[Written exercise]: Return each line that holds the word "code".

[Given data]:
^^^^^^^^^^^^^^^^

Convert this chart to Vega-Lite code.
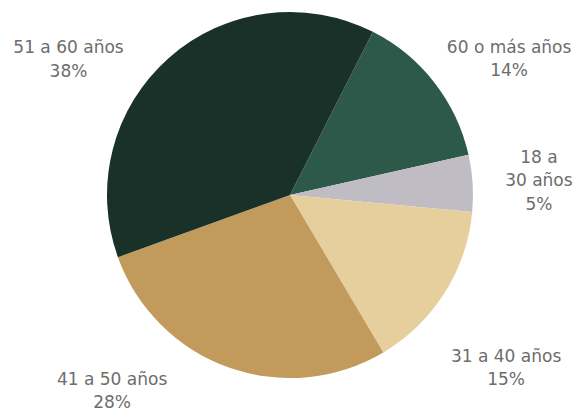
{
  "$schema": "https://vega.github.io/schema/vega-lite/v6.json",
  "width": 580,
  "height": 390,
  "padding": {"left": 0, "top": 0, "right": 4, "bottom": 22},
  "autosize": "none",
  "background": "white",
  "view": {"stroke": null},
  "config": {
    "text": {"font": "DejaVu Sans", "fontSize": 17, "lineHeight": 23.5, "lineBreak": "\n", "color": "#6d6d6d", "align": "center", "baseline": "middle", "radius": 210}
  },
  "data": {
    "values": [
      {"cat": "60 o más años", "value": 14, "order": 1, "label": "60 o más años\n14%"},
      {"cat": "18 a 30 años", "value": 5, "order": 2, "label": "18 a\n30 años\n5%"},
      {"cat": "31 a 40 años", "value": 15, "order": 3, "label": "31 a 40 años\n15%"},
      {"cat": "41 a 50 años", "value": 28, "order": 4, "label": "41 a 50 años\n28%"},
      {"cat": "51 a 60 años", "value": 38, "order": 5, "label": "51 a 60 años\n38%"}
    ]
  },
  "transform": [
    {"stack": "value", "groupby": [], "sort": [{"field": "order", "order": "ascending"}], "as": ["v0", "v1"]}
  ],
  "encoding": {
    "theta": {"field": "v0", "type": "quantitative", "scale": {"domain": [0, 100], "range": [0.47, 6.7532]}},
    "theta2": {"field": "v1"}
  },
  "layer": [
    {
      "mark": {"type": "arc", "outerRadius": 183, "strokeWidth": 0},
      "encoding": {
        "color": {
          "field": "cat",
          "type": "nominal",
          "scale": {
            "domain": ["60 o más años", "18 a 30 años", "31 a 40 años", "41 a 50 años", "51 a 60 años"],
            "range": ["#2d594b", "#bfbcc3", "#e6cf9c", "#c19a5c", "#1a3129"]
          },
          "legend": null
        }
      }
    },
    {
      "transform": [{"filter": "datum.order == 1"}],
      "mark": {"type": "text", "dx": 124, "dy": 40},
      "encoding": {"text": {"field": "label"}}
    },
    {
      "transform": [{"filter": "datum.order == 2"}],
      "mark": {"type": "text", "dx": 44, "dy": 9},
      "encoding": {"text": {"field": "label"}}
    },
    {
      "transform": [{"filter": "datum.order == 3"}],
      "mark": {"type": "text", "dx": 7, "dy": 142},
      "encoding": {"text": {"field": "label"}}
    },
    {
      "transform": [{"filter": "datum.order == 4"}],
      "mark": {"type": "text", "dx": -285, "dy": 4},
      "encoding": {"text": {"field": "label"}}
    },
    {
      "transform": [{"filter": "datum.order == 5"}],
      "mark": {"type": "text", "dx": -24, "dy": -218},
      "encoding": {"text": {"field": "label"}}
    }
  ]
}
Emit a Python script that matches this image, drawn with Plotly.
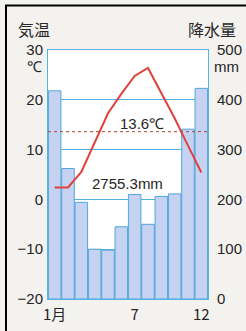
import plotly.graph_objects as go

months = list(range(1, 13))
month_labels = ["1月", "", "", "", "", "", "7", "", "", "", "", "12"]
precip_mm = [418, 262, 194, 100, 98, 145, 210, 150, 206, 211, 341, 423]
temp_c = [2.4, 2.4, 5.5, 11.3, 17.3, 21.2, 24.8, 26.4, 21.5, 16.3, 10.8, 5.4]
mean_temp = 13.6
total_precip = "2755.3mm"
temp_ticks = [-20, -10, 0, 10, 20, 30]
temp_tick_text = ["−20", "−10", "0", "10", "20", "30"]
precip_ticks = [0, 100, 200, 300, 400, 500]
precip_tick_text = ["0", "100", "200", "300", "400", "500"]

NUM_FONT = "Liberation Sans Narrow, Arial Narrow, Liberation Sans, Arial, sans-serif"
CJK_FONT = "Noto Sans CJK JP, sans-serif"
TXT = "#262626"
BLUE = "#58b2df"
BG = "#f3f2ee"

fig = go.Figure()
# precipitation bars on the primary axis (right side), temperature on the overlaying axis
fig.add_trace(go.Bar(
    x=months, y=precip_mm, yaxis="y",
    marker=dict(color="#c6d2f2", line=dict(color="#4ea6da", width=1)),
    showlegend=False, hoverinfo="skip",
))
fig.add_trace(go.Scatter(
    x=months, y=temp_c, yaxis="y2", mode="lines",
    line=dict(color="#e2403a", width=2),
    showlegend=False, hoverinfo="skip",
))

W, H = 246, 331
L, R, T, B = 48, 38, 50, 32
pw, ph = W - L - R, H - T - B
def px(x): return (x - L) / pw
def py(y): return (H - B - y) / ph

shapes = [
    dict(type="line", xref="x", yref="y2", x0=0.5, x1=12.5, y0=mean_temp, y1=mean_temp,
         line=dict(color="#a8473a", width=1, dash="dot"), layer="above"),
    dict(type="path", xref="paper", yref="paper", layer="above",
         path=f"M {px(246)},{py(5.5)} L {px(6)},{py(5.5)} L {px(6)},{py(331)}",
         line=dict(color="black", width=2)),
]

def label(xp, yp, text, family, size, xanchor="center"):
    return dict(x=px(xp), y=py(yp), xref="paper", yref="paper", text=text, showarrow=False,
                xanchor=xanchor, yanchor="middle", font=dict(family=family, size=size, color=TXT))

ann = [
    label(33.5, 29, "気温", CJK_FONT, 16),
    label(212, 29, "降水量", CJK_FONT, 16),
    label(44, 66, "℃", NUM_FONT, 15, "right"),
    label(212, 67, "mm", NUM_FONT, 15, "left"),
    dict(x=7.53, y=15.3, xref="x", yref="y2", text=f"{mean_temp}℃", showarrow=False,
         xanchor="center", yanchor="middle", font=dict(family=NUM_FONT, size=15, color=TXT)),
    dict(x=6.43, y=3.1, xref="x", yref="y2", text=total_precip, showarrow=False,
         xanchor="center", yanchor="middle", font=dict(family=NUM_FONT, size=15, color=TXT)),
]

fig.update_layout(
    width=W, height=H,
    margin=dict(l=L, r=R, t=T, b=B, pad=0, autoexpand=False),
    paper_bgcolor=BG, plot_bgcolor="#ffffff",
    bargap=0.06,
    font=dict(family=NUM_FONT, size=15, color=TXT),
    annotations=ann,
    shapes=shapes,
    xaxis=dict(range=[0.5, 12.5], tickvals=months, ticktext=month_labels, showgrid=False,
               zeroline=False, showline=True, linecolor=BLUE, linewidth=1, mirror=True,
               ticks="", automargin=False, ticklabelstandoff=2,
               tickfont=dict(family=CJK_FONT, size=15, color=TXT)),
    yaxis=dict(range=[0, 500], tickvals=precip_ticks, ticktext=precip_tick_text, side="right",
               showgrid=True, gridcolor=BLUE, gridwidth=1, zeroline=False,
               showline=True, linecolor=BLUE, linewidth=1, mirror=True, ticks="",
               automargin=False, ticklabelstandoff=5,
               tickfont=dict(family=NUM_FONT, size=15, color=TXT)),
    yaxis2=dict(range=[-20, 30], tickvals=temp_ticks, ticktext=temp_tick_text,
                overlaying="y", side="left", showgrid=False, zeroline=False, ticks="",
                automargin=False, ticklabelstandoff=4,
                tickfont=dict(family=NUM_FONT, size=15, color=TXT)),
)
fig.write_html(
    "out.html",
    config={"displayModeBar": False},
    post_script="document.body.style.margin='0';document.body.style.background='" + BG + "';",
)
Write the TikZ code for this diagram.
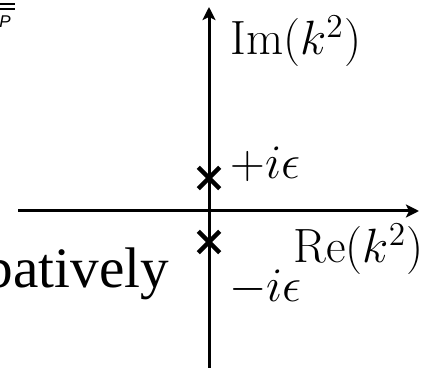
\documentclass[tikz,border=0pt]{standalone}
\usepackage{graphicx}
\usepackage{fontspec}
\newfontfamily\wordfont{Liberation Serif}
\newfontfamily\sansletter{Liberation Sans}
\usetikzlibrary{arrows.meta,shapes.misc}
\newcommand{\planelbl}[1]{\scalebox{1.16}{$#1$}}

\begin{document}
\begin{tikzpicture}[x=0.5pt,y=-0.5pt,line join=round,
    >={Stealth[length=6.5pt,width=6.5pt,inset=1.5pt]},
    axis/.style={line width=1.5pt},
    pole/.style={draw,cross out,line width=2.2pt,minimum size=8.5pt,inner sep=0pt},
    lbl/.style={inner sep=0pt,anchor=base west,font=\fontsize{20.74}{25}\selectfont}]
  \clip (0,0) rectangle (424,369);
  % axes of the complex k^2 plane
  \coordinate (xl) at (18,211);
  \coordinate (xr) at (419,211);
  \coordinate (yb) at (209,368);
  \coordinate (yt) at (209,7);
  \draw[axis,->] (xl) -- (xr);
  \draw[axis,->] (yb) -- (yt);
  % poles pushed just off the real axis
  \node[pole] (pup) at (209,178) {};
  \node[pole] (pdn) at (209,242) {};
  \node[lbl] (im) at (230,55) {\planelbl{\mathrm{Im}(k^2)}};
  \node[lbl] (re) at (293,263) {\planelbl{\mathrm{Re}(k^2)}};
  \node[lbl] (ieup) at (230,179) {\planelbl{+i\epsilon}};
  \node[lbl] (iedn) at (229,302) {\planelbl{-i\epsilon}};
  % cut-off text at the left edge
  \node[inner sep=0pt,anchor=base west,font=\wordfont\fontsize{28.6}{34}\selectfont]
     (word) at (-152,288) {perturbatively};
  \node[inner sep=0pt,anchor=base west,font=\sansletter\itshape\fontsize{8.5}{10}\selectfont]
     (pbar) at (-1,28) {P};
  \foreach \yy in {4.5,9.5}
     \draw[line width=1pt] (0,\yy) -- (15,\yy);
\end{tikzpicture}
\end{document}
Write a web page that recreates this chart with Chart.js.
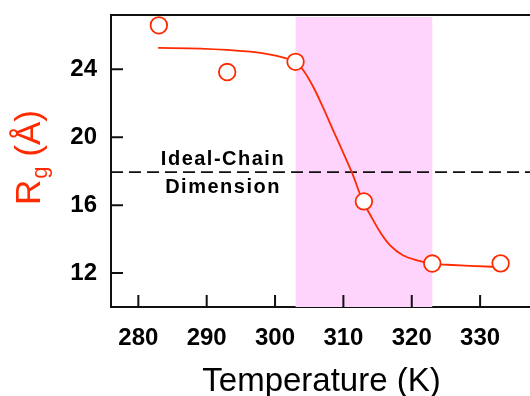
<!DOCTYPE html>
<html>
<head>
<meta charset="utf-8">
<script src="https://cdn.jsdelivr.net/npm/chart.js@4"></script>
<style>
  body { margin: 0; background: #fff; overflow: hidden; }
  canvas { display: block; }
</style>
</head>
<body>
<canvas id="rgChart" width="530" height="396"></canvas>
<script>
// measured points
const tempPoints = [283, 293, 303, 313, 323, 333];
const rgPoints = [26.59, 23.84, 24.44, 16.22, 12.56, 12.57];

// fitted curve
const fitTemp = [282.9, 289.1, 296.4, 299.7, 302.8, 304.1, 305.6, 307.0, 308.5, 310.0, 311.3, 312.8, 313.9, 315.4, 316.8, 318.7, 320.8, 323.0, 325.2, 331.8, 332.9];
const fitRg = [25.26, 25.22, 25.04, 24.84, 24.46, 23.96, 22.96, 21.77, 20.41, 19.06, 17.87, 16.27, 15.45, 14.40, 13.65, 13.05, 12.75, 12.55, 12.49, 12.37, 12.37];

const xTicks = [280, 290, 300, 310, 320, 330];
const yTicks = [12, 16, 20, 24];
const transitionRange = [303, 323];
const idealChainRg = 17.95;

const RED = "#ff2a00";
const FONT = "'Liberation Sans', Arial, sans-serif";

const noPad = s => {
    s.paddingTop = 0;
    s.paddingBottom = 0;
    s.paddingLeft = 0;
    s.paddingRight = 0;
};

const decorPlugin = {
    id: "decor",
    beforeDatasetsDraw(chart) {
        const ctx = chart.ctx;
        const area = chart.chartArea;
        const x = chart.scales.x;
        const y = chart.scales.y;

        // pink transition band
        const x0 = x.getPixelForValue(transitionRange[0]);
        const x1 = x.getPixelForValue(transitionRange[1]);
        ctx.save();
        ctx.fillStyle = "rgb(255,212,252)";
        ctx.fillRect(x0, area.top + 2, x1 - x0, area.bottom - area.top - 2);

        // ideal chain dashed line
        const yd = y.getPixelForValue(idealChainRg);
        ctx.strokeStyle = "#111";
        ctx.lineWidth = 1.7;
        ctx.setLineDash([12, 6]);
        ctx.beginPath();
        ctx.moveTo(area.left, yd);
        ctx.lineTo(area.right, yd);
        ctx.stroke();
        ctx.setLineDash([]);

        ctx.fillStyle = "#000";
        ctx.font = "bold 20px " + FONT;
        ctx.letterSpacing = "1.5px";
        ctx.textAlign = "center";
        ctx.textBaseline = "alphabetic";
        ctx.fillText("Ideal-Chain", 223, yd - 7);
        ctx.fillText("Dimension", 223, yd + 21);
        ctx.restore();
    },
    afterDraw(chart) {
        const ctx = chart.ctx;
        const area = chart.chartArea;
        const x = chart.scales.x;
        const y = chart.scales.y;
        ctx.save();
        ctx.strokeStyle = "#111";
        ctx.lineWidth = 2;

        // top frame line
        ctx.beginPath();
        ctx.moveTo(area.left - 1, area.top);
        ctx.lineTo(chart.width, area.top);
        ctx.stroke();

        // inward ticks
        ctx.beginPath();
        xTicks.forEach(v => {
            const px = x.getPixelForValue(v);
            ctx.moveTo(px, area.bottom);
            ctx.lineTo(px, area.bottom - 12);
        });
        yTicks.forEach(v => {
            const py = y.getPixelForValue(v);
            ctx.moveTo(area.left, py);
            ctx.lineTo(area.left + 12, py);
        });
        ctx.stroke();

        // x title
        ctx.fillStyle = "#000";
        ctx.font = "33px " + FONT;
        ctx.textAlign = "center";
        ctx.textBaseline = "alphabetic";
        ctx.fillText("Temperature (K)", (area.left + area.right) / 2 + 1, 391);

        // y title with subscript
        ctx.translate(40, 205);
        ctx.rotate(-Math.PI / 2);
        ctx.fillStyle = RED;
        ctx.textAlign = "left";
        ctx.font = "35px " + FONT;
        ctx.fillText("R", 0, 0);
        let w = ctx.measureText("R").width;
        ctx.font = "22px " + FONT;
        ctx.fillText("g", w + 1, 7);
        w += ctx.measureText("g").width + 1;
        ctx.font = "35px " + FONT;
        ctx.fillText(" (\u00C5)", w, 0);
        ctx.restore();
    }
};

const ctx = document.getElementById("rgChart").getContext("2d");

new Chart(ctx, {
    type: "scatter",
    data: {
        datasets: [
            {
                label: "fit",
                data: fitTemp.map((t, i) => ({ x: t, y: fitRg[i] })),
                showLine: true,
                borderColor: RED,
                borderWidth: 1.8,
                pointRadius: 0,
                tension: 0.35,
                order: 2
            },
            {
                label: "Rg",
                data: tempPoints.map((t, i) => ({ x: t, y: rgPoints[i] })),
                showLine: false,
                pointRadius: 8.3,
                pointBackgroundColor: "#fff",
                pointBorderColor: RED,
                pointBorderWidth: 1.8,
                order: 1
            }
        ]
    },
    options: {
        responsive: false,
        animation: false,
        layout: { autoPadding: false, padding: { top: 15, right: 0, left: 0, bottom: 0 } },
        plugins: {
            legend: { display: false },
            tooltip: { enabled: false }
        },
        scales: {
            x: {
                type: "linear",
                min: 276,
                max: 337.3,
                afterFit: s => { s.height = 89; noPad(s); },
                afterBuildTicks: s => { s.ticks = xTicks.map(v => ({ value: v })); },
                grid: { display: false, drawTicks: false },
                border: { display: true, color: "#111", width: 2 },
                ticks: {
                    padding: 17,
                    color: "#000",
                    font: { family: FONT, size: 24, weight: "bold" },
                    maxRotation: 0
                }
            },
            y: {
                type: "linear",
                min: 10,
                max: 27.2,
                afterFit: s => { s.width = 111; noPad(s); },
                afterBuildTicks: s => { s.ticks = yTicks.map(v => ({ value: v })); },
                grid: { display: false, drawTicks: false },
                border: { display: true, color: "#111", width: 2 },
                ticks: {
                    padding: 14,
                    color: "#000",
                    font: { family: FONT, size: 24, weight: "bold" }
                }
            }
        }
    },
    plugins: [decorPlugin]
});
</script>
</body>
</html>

^^^^^^^^^^^^^^^^

[Full response]:
Convert this chart to Vega-Lite code.
Write the TikZ code for this diagram.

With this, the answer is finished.